Swift Bitcoin – Full node library

Oct 6, 2024 • Announcements

October Update

So far this year the focus has shifted a bit from getting the client fluent in the peer-to-peer language protocol to making important refinements to many of the public APIs offered by the package.

New package organization

Swift Bitcoin is now organized in several discreet modules:

  • Crypto – Contains all the elliptic curve cryptography needed as well as indispensable hash functions and encodings.
  • Base – Focuses on transaction building and verifying, including a full SCRIPT interpreter.
  • Wallet – Adds a layer which includes addresses, key derivation, mnemonics and signing.
  • Blockchain – Exposes services for blocks, mempool and chain state management, complete with a basic mining algorithm.
  • Transport – Introduces the notion of network peers and how they communicate using the P2P protocol.
  • RPC – Provides codecs for important remote node commands.

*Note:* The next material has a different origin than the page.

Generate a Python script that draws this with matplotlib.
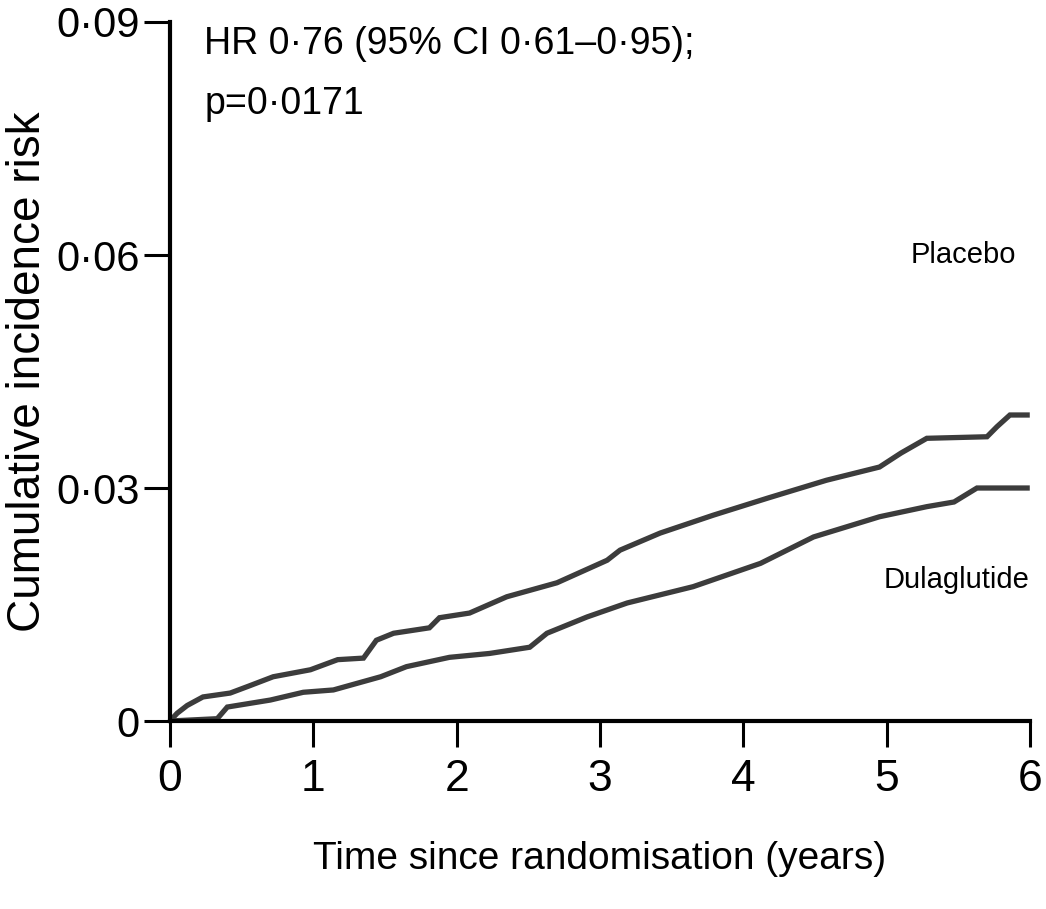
import matplotlib
matplotlib.use("Agg")
import matplotlib.pyplot as plt

# cumulative incidence
placebo_t = [0, 0.05, 0.12, 0.23, 0.42, 0.55, 0.72, 0.98, 1.17, 1.35, 1.44, 1.56, 1.81, 1.88,
             2.09, 2.35, 2.70, 3.05, 3.14, 3.42, 3.79, 4.17, 4.58, 4.95, 5.10, 5.28, 5.70,
             5.77, 5.86, 5.98]
placebo_y = [0, 0.0010, 0.0020, 0.0031, 0.0036, 0.0045, 0.0057, 0.0066, 0.0079, 0.0081, 0.0104,
             0.0113, 0.0120, 0.0133, 0.0139, 0.0160, 0.0178, 0.0207, 0.0220, 0.0242, 0.0265,
             0.0287, 0.0310, 0.0327, 0.0345, 0.0364, 0.0366, 0.0379, 0.0394, 0.0394]

dula_t = [0, 0.33, 0.40, 0.70, 0.93, 1.14, 1.47, 1.65, 1.95, 2.23, 2.51, 2.63, 2.91, 3.19,
          3.65, 4.12, 4.49, 4.95, 5.28, 5.47, 5.63, 5.98]
dula_y = [0, 0.0003, 0.0018, 0.0027, 0.0037, 0.0040, 0.0057, 0.0070, 0.0082, 0.0087, 0.0095,
          0.0113, 0.0134, 0.0152, 0.0173, 0.0203, 0.0237, 0.0263, 0.0276, 0.0282, 0.0300, 0.0300]

xticks = [0, 1, 2, 3, 4, 5, 6]
yticks = [0, 0.03, 0.06, 0.09]
ytick_labels = ["0", "0\u00b703", "0\u00b706", "0\u00b709"]

plt.rcParams["font.family"] = ["Liberation Sans", "DejaVu Sans"]
line_col = "#3c3c3c"

fig = plt.figure(figsize=(10.46, 9.09), dpi=100)
ax = fig.add_axes([0.1625, 0.2068, 0.8222, 0.769])

ax.plot(placebo_t, placebo_y, color=line_col, lw=3.8, solid_joinstyle="miter")
ax.plot(dula_t, dula_y, color=line_col, lw=3.8, solid_joinstyle="miter")

ax.set_xlim(0, 6)
ax.set_ylim(0, 0.09)
ax.set_xticks(xticks)
ax.set_xticklabels([str(v) for v in xticks], fontsize=32)
ax.set_yticks(yticks)
ax.set_yticklabels(ytick_labels, fontsize=30)

for s in ["top", "right"]:
    ax.spines[s].set_visible(False)
for s in ["left", "bottom"]:
    ax.spines[s].set_linewidth(3)
ax.tick_params(direction="out", length=19, width=2.2)
ax.tick_params(axis="x", pad=8)
ax.tick_params(axis="y", pad=3)

ax.set_xlabel("Time since randomisation (years)", fontsize=28)
ax.xaxis.set_label_coords(0.5, -0.172)
ax.set_ylabel("Cumulative incidence risk", fontsize=33)
ax.yaxis.set_label_coords(-0.14, 0.5)

ax.text(0.24, 0.0895, "HR 0\u00b776 (95% CI 0\u00b761\u20130\u00b795);", fontsize=27, va="top")
ax.text(0.24, 0.0818, "p=0\u00b70171", fontsize=27, va="top")
ax.text(5.90, 0.0600, "Placebo", fontsize=21, ha="right", va="center")
ax.text(6.00, 0.0182, "Dulaglutide", fontsize=21, ha="right", va="center")

fig.savefig("out.png", dpi=100)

In additions to these libraries, the package delivers two command-line tools:

  • Node – Launches an instance of a full node which listens to RPC commands and can speak the wire protocol.
  • Utility – Can be used to control running service instances as well as perform a series of offline operations.

Improved API examples

As an example of the simplicity of the new APIs here's some code snippets taken from the revamped documentation:

Running a simple script

Here's how to add two numbers:

let stack = try BitcoinScript([.constant(1), .constant(1), .add]).run()
#expect(stack.count == 1)
let number = try ScriptNumber(stack[0])
#expect(number.value == 2)

Spending a transaction

This is how Bob would send satoshis to Alice:

// Bob gets paid.
let bobsSecretKey = SecretKey()
let bobsAddress = BitcoinAddress(bobsSecretKey)

// The funding transaction, sending money to Bob.
let fundingTransaction = BitcoinTransaction(inputs: [.init(outpoint: .coinbase)], outputs: [
    bobsAddress.output(100) // 100 satoshis
])

// Alice generates an address to give Bob.

let alicesSecretKey = SecretKey()
let alicesAddress = BitcoinAddress(alicesSecretKey)

// Bob constructs, sings and broadcasts a transaction which pays Alice at her address.

// The spending transaction by which Bob sends money to Alice
let spendingTransaction = BitcoinTransaction(inputs: [
    .init(outpoint: fundingTransaction.outpoint(0)),
], outputs: [
    alicesAddress.output(50) // 50 satoshis
])

// Sign the spending transaction.
let prevouts = [fundingTransaction.outputs[0]]
let signer = TransactionSigner(
    transaction: spendingTransaction, prevouts: prevouts, sighashType: .all
)
let signedTransaction = signer.sign(input: 0, with: bobsSecretKey)

// Verify transaction signatures.
let result = signedTransaction.verifyScript(prevouts: prevouts)
#expect(result)

Connecting two nodes

Here's how Hal would connect to Satoshi:

let satoshiChain = BitcoinService()
let publicKey = try #require(PublicKey(compressed: [0x03, …]))
await satoshiChain.generateTo(publicKey)

let satoshi = NodeService(bitcoinService: satoshiChain, feeFilterRate: 2)
let halPeer = await satoshi.addPeer()
var satoshiOut = await satoshi.getChannel(for: halPeer).makeAsyncIterator()

let halChain = BitcoinService()
let hal = NodeService(bitcoinService: halChain, feeFilterRate: 3)
let satoshiPeer = await hal.addPeer(incoming: false)
var halOut = await hal.getChannel(for: satoshiPeer).makeAsyncIterator()

// Perform the wire protocol handshake (simplified)

await hal.connect(satoshiPeer)

// `messageHS0` means "0th Message from Hal to Satoshi".

// Hal --(version)->> …
let messageHS0_version = try #require(await hal.popMessage(satoshiPeer))

// … --(version)->> Satoshi
try await satoshi.processMessage(messageHS0_version, from: halPeer)

// Satoshi --(version)->> …
let messageSH0_version = try #require(await satoshi.popMessage(halPeer))

// Satoshi --(verack)->> …
let messageSH3_verack = try #require(await satoshi.popMessage(halPeer))

// … --(version)->> Hal
try await hal.processMessage(messageSH0_version, from: satoshiPeer)

// … --(verack)->> Hal
try await hal.processMessage(messageSH3_verack, from: satoshiPeer)

// Hal --(verack)->> …
let messageHS3_verack = try #require(await hal.popMessage(satoshiPeer))

// … --(verack)->> Satoshi
try await satoshi.processMessage(messageHS3_verack, from: halPeer)

Next steps

Going forward the priority should be to get the transport layer to perform an initial block download against a running Core regtest instance.

The blockchain component needs to be developed further including all block related BIPs.

Finally even more tests need to be migrated over to increase the reliability of the implementation.